ONE of the longest running series in gaming, Madden has struggled for consistency of late with its annualised revisions and refinements to its interpretation of American football.
Platforms: Xbox One (reviewed) / Playstation 4 / Xbox 360 / Playstation 3
Score: 8.5 / 10
2014, thankfully, is not a fallow year, with the latest edition finding EA in a thoughtful, challenging frame of mind and implementing some well-conceived changes to the formula.
For years, defence play has been a poor relation, with a tangible lack of control and accuracy over players tasked with stopping an opponent’s rush forward. Madden 15, however, offers some helpful aids that bring much-needed parity to the overall experience, allowing you to gauge in advance how far your lunge will reach and opt for a tackle that is either crunching or less aggressive.
Visually, the game has never looked better
Visually, the game has never looked better, with crisp and evocative recreations of star players and stadia, allied to a long overdue overhaul of the plays interface which makes matters a little bit more palatable for those unfamiliar with every nuance of the sport’s tactics. The physics engine is still far from perfect, with players occasionally going to ground too easily, but it represents a marked improvement on previous years.
For all the intelligent strategy its smorgasbord of play options appears to promote, the latest instalment continues the longstanding Madden tradition of rewarding physicality above all else. Whether defending or attacking, speed is paramount during matches, almost harking back to the early days of ISS and its prized, lightning-quick wingers. It makes for exhilarating plays, alright, but hardly incentivises tactical thought.
Chance and uncertainty
While velocity is one of the hallmarks of Madden 15, another is flow. EA’s representation of American football is now much better at capturing the ebbs and shifts in momentum during games. It is now possible, if not easy, to break out of tackles and secure interceptions and fumbles, adding a welcome element of chance and uncertainty to proceedings without turning it into a chance-based stramash.

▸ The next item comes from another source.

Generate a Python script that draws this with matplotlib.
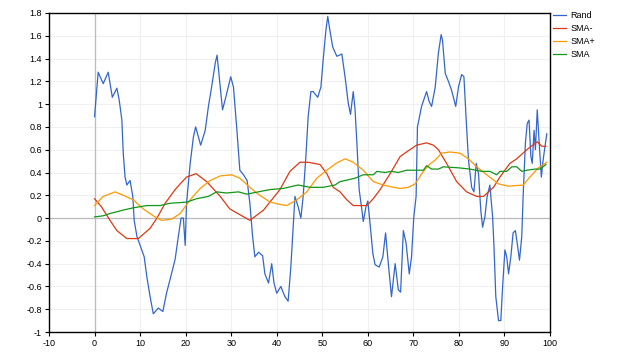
import matplotlib
matplotlib.use('Agg')
import matplotlib.pyplot as plt

# values
rand_x = [0, 0.8, 1.9, 3.0, 3.9, 4.9, 5.4, 6.0, 6.3, 6.7, 7.1, 7.8, 8.4, 8.7, 9.3,
          10.1, 10.9, 11.5, 12.2, 12.9, 14.0, 15.0, 15.8, 16.7, 17.7, 18.4, 19.0,
          19.5, 19.9, 20.2, 21.0, 21.7, 22.2, 23.3, 24.3, 25.0, 25.7, 26.5, 26.9,
          27.6, 28.1, 29.0, 29.9, 30.5, 31.2, 31.9, 32.7, 33.5, 34.1, 34.7, 35.2,
          36.0, 36.9, 37.4, 38.2, 38.9, 39.4, 40.0, 40.9, 41.8, 42.5, 43.1, 43.5,
          44.0, 44.7, 45.3, 45.8, 46.4, 46.9, 47.5, 48.0, 49.0, 49.7, 50.2, 50.8,
          51.2, 51.7, 52.3, 53.2, 54.3, 55.0, 55.7, 56.2, 56.8, 57.2, 57.6, 58.1,
          58.7, 59.0, 59.6, 60.0, 60.5, 61.1, 61.6, 62.5, 63.3, 63.9, 64.5, 65.2,
          66.0, 66.7, 67.2, 67.8, 68.4, 69.1, 69.6, 70.1, 70.6, 70.9, 71.8, 72.9,
          73.5, 74.0, 74.8, 75.5, 76.1, 76.4, 77.0, 77.7, 78.4, 79.3, 79.9, 80.6,
          81.1, 81.6, 82.1, 82.8, 83.3, 83.8, 84.3, 84.8, 85.2, 85.7, 86.2, 86.8,
          87.4, 87.7, 88.1, 88.7, 89.2, 89.6, 90.1, 90.5, 90.9, 91.4, 91.9, 92.4,
          92.8, 93.3, 93.8, 94.1, 94.6, 95.0, 95.4, 95.8, 96.1, 96.5, 96.8, 97.2,
          97.6, 98.1, 98.4, 98.8, 99.3]
rand_y = [0.89, 1.28, 1.18, 1.28, 1.06, 1.14, 1.04, 0.86, 0.57, 0.36, 0.29, 0.33,
          0.19, -0.02, -0.16, -0.25, -0.34, -0.52, -0.69, -0.84, -0.79, -0.82,
          -0.66, -0.52, -0.36, -0.16, 0.0, 0.0, -0.24, 0.13, 0.48, 0.71, 0.80,
          0.64, 0.77, 0.98, 1.15, 1.36, 1.43, 1.15, 0.95, 1.09, 1.24, 1.15, 0.80,
          0.42, 0.38, 0.33, 0.13, -0.16, -0.34, -0.30, -0.33, -0.49, -0.57, -0.40,
          -0.57, -0.66, -0.60, -0.69, -0.73, -0.43, -0.16, 0.19, 0.10, 0.0, 0.19,
          0.54, 0.89, 1.11, 1.11, 1.06, 1.15, 1.39, 1.65, 1.77, 1.64, 1.50, 1.42,
          1.44, 1.24, 1.01, 0.91, 1.11, 0.95, 0.66, 0.25, 0.07, -0.03, 0.10, 0.15,
          -0.05, -0.31, -0.41, -0.43, -0.34, -0.13, -0.40, -0.69, -0.40, -0.63,
          -0.65, -0.11, -0.22, -0.49, -0.34, 0.01, 0.19, 0.80, 0.98, 1.11, 1.02,
          0.98, 1.15, 1.45, 1.61, 1.56, 1.27, 1.20, 1.12, 0.98, 1.15, 1.26, 1.24,
          0.86, 0.51, 0.27, 0.23, 0.48, 0.39, 0.07, -0.08, 0.01, 0.19, 0.29, 0.01,
          -0.25, -0.69, -0.90, -0.90, -0.60, -0.28, -0.34, -0.49, -0.34, -0.13,
          -0.11, -0.22, -0.37, -0.16, 0.19, 0.66, 0.83, 0.86, 0.54, 0.48, 0.77,
          0.60, 0.95, 0.68, 0.36, 0.48, 0.60, 0.74]

sma_minus_x = [0, 1.5, 3.4, 4.9, 7.1, 9.6, 12.2, 13.7, 15.5, 17.7, 18.8, 20.2, 22.3,
               24.6, 27.6, 29.7, 31.9, 34.1, 37.1, 38.5, 40.7, 42.9, 45.1, 46.9,
               49.5, 51.0, 52.4, 53.9, 55.4, 56.8, 59.8, 61.2, 62.7, 64.9, 67.1,
               68.5, 70.7, 72.9, 74.4, 75.5, 77.3, 79.5, 81.7, 83.9, 85.4, 87.6,
               89.0, 91.2, 92.7, 94.9, 97.2, 98.2, 99.1]
sma_minus_y = [0.17, 0.10, -0.02, -0.11, -0.18, -0.18, -0.09, 0.0, 0.13, 0.25, 0.30,
               0.36, 0.39, 0.32, 0.19, 0.08, 0.03, -0.02, 0.07, 0.14, 0.25, 0.41,
               0.49, 0.49, 0.47, 0.39, 0.27, 0.23, 0.16, 0.11, 0.11, 0.17, 0.25,
               0.39, 0.54, 0.58, 0.64, 0.66, 0.64, 0.60, 0.48, 0.32, 0.23, 0.19,
               0.19, 0.27, 0.36, 0.48, 0.52, 0.60, 0.67, 0.63, 0.63]

sma_plus_x = [0, 1.9, 4.5, 6.3, 8.5, 10.7, 12.9, 14.7, 16.9, 18.8, 21.0, 23.2, 25.4,
              27.6, 30.1, 31.9, 34.1, 35.6, 38.5, 40.7, 42.2, 44.4, 46.6, 48.8,
              51.0, 53.0, 55.0, 56.8, 59.0, 61.2, 63.4, 65.6, 67.1, 68.9, 70.4,
              72.0, 73.5, 74.8, 76.2, 78.0, 80.2, 82.1, 83.9, 86.1, 88.7, 90.8,
              94.1, 95.6, 97.4, 99.3]
sma_plus_y = [0.11, 0.19, 0.23, 0.20, 0.16, 0.08, 0.02, -0.02, -0.01, 0.04, 0.16,
              0.26, 0.33, 0.37, 0.38, 0.35, 0.27, 0.22, 0.14, 0.12, 0.11, 0.16,
              0.23, 0.35, 0.42, 0.48, 0.52, 0.49, 0.42, 0.32, 0.29, 0.27, 0.26,
              0.27, 0.30, 0.40, 0.47, 0.51, 0.57, 0.58, 0.57, 0.52, 0.45, 0.38,
              0.30, 0.28, 0.29, 0.36, 0.44, 0.49]

sma_x = [0, 1.9, 3.4, 6.3, 8.5, 11.5, 14.4, 16.6, 20.2, 22.4, 25.0, 26.8, 29.0,
         31.6, 33.4, 38.5, 41.4, 44.7, 47.3, 50.2, 52.8, 53.9, 57.2, 59.0, 61.2,
         62.0, 63.8, 65.2, 66.7, 68.5, 72.2, 72.9, 74.0, 75.5, 76.6, 80.2, 82.4,
         85.0, 86.8, 88.3, 89.0, 90.5, 91.6, 92.7, 93.8, 94.9, 96.7, 97.8, 99.1]
sma_y = [0.01, 0.02, 0.04, 0.07, 0.09, 0.11, 0.11, 0.13, 0.14, 0.17, 0.19, 0.23,
         0.22, 0.23, 0.21, 0.25, 0.26, 0.29, 0.27, 0.27, 0.29, 0.32, 0.35, 0.38,
         0.38, 0.41, 0.40, 0.41, 0.40, 0.42, 0.42, 0.46, 0.43, 0.43, 0.45, 0.44,
         0.43, 0.41, 0.41, 0.38, 0.41, 0.41, 0.45, 0.45, 0.41, 0.42, 0.43, 0.43,
         0.47]

x_ticks = list(range(-10, 101, 10))
y_ticks = [-1, -0.8, -0.6, -0.4, -0.2, 0, 0.2, 0.4, 0.6, 0.8, 1, 1.2, 1.4, 1.6, 1.8]

plt.rcParams['font.family'] = ['Liberation Sans', 'DejaVu Sans']
plt.rcParams['axes.unicode_minus'] = False

fig = plt.figure(figsize=(6.4, 3.6), dpi=100)
ax = fig.add_axes([49 / 640, 28 / 360, 501 / 640, 319 / 360])

ax.plot(rand_x, rand_y, color='#3366cc', lw=0.9, label='Rand')
ax.plot(sma_minus_x, sma_minus_y, color='#dc3912', lw=0.9, label='SMA-')
ax.plot(sma_plus_x, sma_plus_y, color='#ff9900', lw=0.9, label='SMA+')
ax.plot(sma_x, sma_y, color='#109618', lw=0.9, label='SMA')

ax.set_xlim(-10, 100)
ax.set_ylim(-1, 1.8)
ax.set_xticks(x_ticks)
ax.set_yticks(y_ticks)
ax.set_yticklabels(['%g' % v for v in y_ticks])

ax.grid(True, color='#f0f0f0', lw=0.8)
ax.set_axisbelow(True)
ax.axhline(0, color='#bbbbbb', lw=0.9, zorder=1)
ax.axvline(0, color='#bbbbbb', lw=0.9, zorder=1)

ax.tick_params(labelsize=6.5, length=3, width=0.8, colors='black', pad=2)
for s in ax.spines.values():
    s.set_linewidth(1.0)

fig.legend(loc='upper left', bbox_to_anchor=(553 / 640, 1 - 11 / 360),
           frameon=False, fontsize=6.5, handlelength=1.4, handletextpad=0.5,
           labelspacing=0.45, borderpad=0, borderaxespad=0)

fig.savefig('out.png', dpi=100)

After its disappointing first foray onto the next gen consoles with Madden 25, EA has upped its game considerably. There are a few grating issues that still need to be ironed out (and the commentary, unfortunately, is is uninspired as ever) but Madden 15 provides a clear and convincing to upgrade. It is the best version of the game yet.
TIPS AND TRICKS:
1) The new tackling options give a welcome depth and choice to the defensive side of things, but do not automatically rely on the crunching option. For the most part, a basic tackle (the A button on Xbox One) will suffice.
2) Make sure you know your quarterback’s strengths and weakness. Looking at the stats will give you a good indication of their passing ability and speed.
3) The skills trainer is an ideal way to learn the game, especially for those who may not have as in-depth a knowledge of the sport as a US audience.